* start *

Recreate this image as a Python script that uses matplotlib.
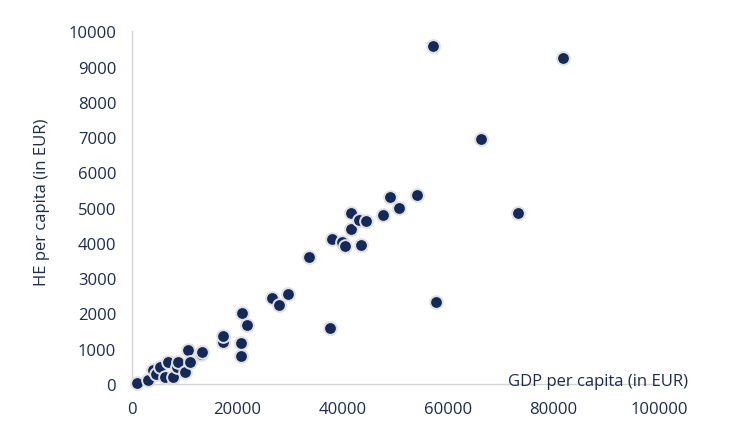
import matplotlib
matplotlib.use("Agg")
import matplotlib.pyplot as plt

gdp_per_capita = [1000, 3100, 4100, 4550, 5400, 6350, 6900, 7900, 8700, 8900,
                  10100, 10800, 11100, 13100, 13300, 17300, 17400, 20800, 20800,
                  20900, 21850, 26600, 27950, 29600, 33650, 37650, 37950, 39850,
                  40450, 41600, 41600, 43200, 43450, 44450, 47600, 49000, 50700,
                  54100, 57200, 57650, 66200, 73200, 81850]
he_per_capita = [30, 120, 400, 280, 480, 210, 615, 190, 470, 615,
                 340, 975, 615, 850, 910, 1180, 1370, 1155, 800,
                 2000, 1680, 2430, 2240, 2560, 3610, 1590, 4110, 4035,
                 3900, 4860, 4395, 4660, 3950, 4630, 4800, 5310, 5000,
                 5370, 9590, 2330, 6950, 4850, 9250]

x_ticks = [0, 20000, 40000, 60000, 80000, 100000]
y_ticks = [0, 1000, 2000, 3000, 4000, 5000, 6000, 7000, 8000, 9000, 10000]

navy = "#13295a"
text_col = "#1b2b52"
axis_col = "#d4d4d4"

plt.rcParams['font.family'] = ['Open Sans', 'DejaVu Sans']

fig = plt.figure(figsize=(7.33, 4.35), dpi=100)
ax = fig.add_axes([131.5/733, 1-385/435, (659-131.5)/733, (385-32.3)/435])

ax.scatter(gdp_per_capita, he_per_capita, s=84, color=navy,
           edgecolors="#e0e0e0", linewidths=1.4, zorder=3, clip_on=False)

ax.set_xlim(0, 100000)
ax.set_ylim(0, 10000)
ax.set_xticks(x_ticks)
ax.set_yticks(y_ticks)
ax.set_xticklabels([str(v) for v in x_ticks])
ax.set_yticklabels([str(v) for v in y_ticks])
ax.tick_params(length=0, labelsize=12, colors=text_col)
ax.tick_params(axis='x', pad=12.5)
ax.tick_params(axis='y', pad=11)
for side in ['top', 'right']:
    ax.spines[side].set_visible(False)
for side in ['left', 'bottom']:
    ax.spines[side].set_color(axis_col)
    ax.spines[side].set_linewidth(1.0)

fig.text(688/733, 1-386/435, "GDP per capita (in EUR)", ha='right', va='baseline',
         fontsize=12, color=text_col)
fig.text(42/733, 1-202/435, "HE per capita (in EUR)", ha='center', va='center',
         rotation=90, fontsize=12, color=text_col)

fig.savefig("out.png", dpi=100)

* end *

» Given task
Exactly as they appear, print the lines of the listing above from its first line through the line that contains "import matplotlib.pyplot as plt", minus the pictures.

» Full response
Recreate this image as a Python script that uses matplotlib.
import matplotlib
matplotlib.use("Agg")
import matplotlib.pyplot as plt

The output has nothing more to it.